Rows from a dataset of charts and code
■ ■ ■ ■ ■ ■ ■

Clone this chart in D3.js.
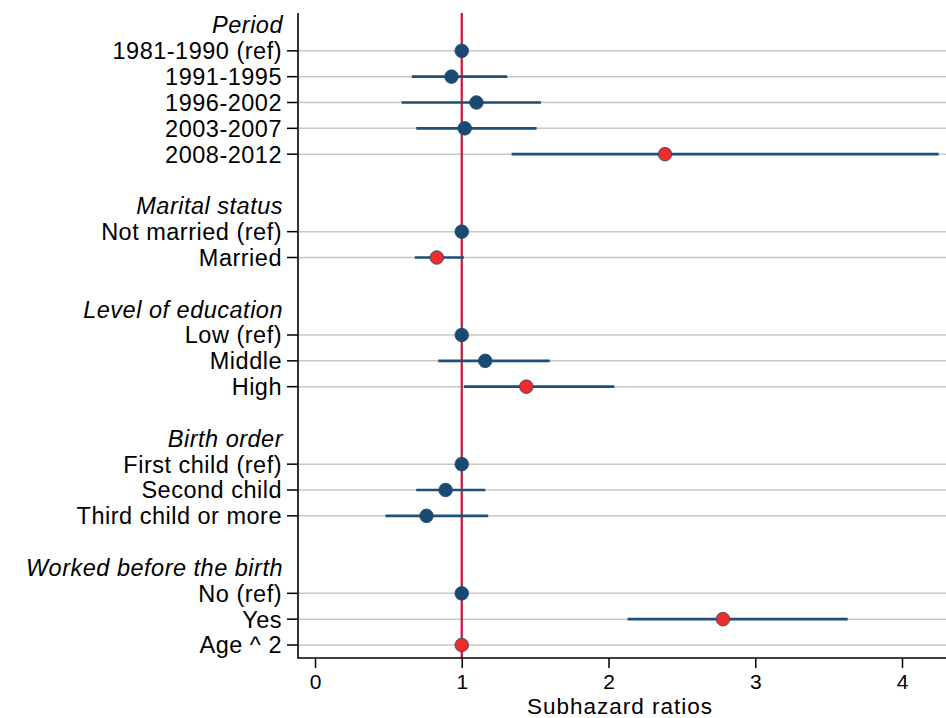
<!DOCTYPE html>
<html>
<head>
<meta charset="utf-8">
<script src="https://cdn.jsdelivr.net/npm/d3@7"></script>
<style>
  body { margin: 0; background: #fff; }
  svg { display: block; font-family: "Liberation Sans", Arial, sans-serif; }
</style>
</head>
<body>
<div id="chart"></div>
<script>
// rows, top to bottom ('' = empty spacer row)
const rowLabels = [
  'Period', '1981-1990 (ref)', '1991-1995', '1996-2002', '2003-2007', '2008-2012', '',
  'Marital status', 'Not married (ref)', 'Married', '',
  'Level of education', 'Low (ref)', 'Middle', 'High', '',
  'Birth order', 'First child (ref)', 'Second child', 'Third child or more', '',
  'Worked before the birth', 'No (ref)', 'Yes', 'Age ^ 2'
];
const rowIsHeader = [
  true, false, false, false, false, false, false,
  true, false, false, false,
  true, false, false, false, false,
  true, false, false, false, false,
  true, false, false, false
];
// subhazard ratio estimates and 95% CI (null = no marker)
const estimates = [
  null, 1, 0.93, 1.10, 1.02, 2.385, null,
  null, 1, 0.83, null,
  null, 1, 1.16, 1.44, null,
  null, 1, 0.89, 0.76, null,
  null, 1, 2.78, 1
];
const lower = [
  null, null, 0.66, 0.59, 0.69, 1.34, null,
  null, null, 0.68, null,
  null, null, 0.84, 1.015, null,
  null, null, 0.69, 0.48, null,
  null, null, 2.13, null
];
const upper = [
  null, null, 1.31, 1.54, 1.51, 4.25, null,
  null, null, 1.015, null,
  null, null, 1.60, 2.04, null,
  null, null, 1.16, 1.18, null,
  null, null, 3.63, null
];
const significant = [
  false, false, false, false, false, true, false,
  false, false, true, false,
  false, false, false, true, false,
  false, false, false, false, false,
  false, false, true, true
];
const xTicks = [0, 1, 2, 3, 4];
const refValue = 1;

const width = 946;
const height = 718;
const plot = { left: 298, right: 946, top: 13, bottom: 658 };

const rows = rowLabels.map((label, i) => ({
  i, label,
  header: rowIsHeader[i],
  est: estimates[i], lo: lower[i], hi: upper[i], sig: significant[i]
}));

const svg = d3.select('#chart').append('svg')
  .attr('width', width).attr('height', height);

const xScale = d3.scaleLinear().domain([0, 4]).range([315, 902]);
const yScale = d3.scaleLinear().domain([0, rows.length - 1]).range([25, 645]);

const items = rows.filter((d) => d.label && !d.header);

// gridlines
svg.append('g').selectAll('line')
  .data(items)
  .join('line')
  .attr('x1', plot.left).attr('x2', plot.right)
  .attr('y1', (d) => yScale(d.i)).attr('y2', (d) => yScale(d.i))
  .attr('stroke', '#c8c8c8').attr('stroke-width', 1.5);

// y ticks
svg.append('g').selectAll('line')
  .data(items)
  .join('line')
  .attr('x1', plot.left - 11).attr('x2', plot.left)
  .attr('y1', (d) => yScale(d.i)).attr('y2', (d) => yScale(d.i))
  .attr('stroke', '#000').attr('stroke-width', 1.5);

// y labels
svg.append('g').selectAll('text')
  .data(rows.filter((d) => d.label))
  .join('text')
  .attr('x', (d) => d.header ? plot.left - 15 : plot.left - 16)
  .attr('y', (d) => yScale(d.i))
  .attr('dy', '0.36em')
  .attr('text-anchor', 'end')
  .attr('font-size', 23.5)
  .attr('letter-spacing', 0.5)
  .attr('font-style', (d) => d.header ? 'italic' : null)
  .attr('fill', '#000')
  .text((d) => d.label);

// reference line
svg.append('line')
  .attr('x1', xScale(refValue)).attr('x2', xScale(refValue))
  .attr('y1', plot.top).attr('y2', plot.bottom)
  .attr('stroke', '#c8143c').attr('stroke-width', 2.2);

// axes
svg.append('line')
  .attr('x1', plot.left).attr('x2', plot.left)
  .attr('y1', plot.top).attr('y2', plot.bottom)
  .attr('stroke', '#000').attr('stroke-width', 1.6);

const xAxis = svg.append('g')
  .attr('transform', `translate(0, ${plot.bottom})`)
  .call(d3.axisBottom(xScale).tickValues(xTicks).tickFormat(d3.format('d'))
    .tickSize(10).tickPadding(6).tickSizeOuter(0));
xAxis.select('.domain').remove();
xAxis.selectAll('.tick line').attr('stroke', '#000').attr('stroke-width', 1.5);
xAxis.selectAll('.tick text')
  .attr('font-size', 21).attr('font-family', '"Liberation Sans", Arial, sans-serif')
  .attr('fill', '#000');
svg.append('line')
  .attr('x1', plot.left - 0.8).attr('x2', plot.right)
  .attr('y1', plot.bottom).attr('y2', plot.bottom)
  .attr('stroke', '#000').attr('stroke-width', 1.6);

svg.append('text')
  .attr('x', 620).attr('y', 714)
  .attr('text-anchor', 'middle')
  .attr('font-size', 22.5).attr('letter-spacing', 1)
  .text('Subhazard ratios');

// confidence intervals
svg.append('g').selectAll('line')
  .data(items.filter((d) => d.lo !== null))
  .join('line')
  .attr('x1', (d) => xScale(d.lo)).attr('x2', (d) => xScale(d.hi))
  .attr('y1', (d) => yScale(d.i)).attr('y2', (d) => yScale(d.i))
  .attr('stroke', '#1f4e79').attr('stroke-width', 2.6);

// estimates
svg.append('g').selectAll('circle')
  .data(items.filter((d) => d.est !== null))
  .join('circle')
  .attr('cx', (d) => xScale(d.est))
  .attr('cy', (d) => yScale(d.i))
  .attr('r', 6.8)
  .attr('fill', (d) => d.sig ? '#ee2c2c' : '#1a4a72')
  .attr('stroke', '#1a4a72')
  .attr('stroke-width', 0.8);
</script>
</body>
</html>
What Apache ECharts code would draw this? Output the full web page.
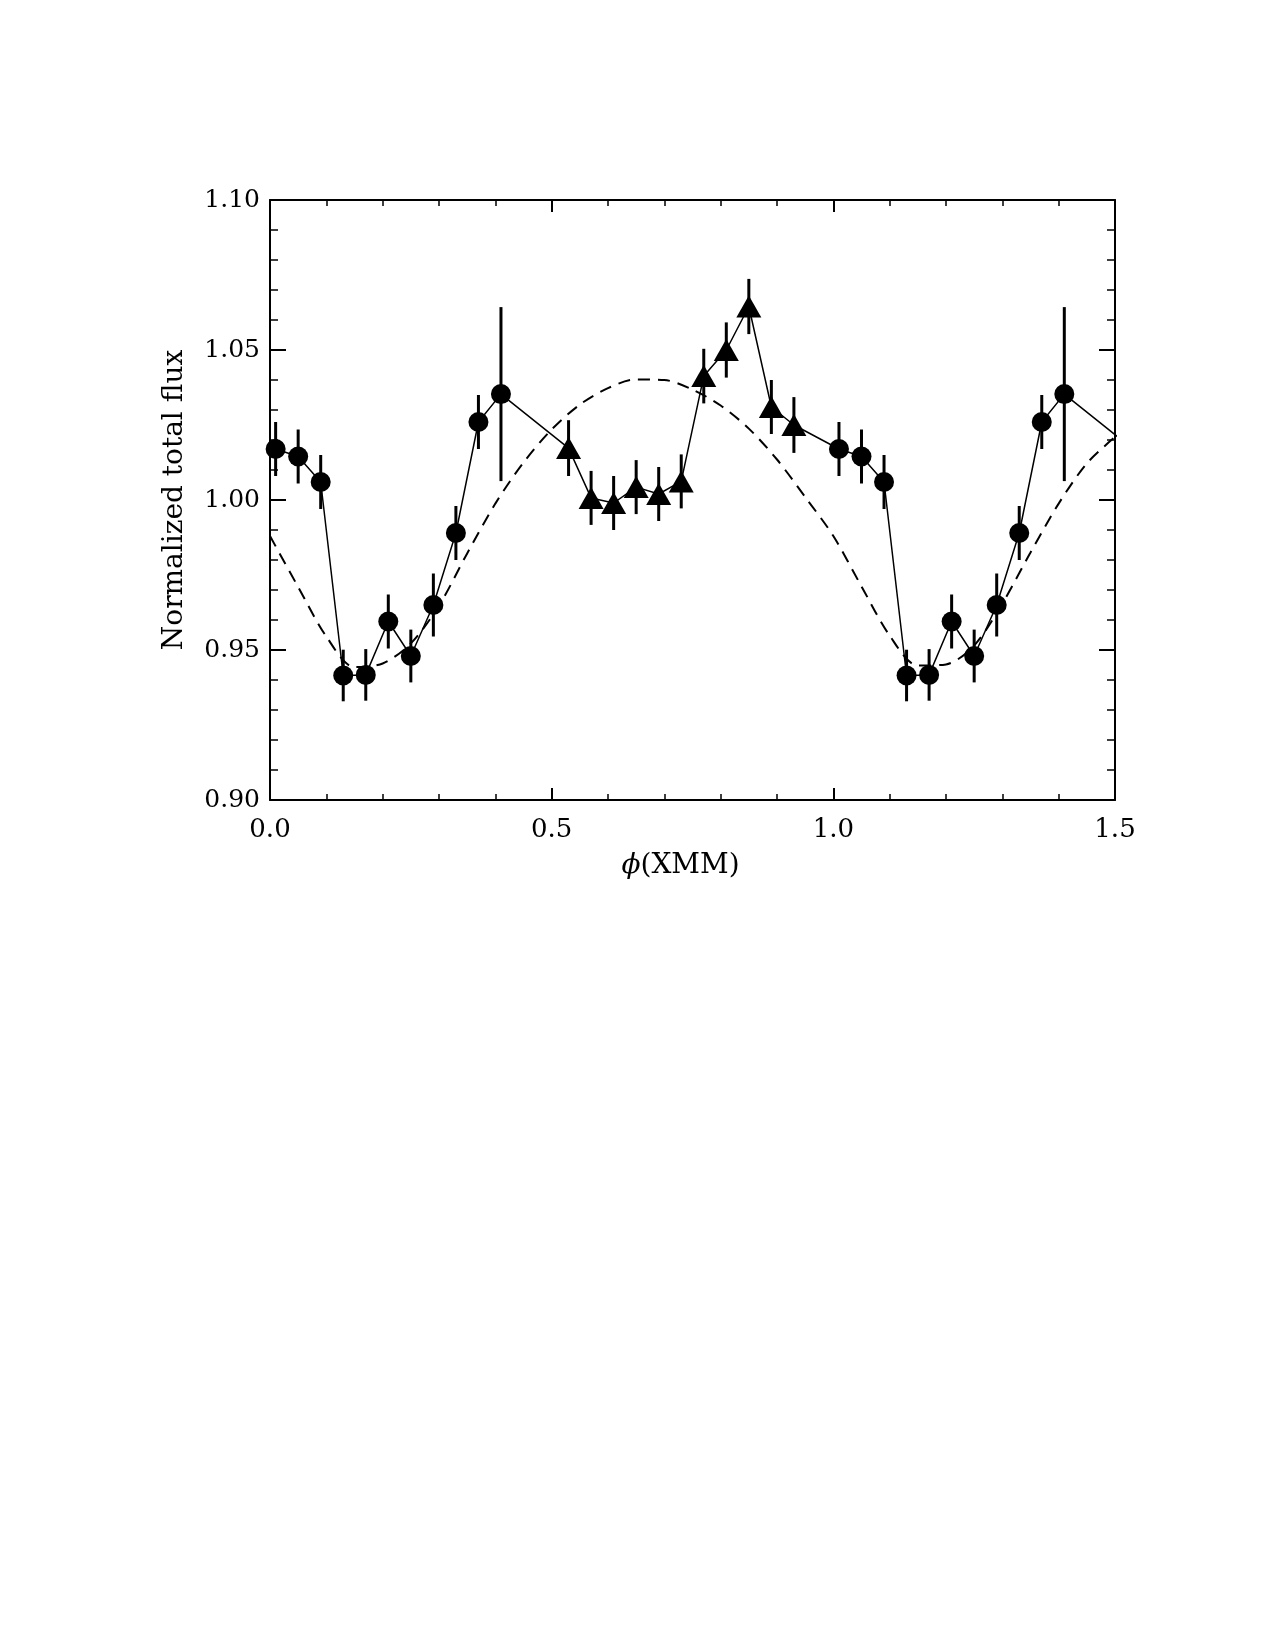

■ ■ ■ ■ ■ ■ ■

**WORK TO COMPLETE:**
Collect every line with the string "this" from the records, and copy each.

**FULL SOLUTION:**
Clone this chart in D3.js.
What Apache ECharts code would draw this? Output the full web page.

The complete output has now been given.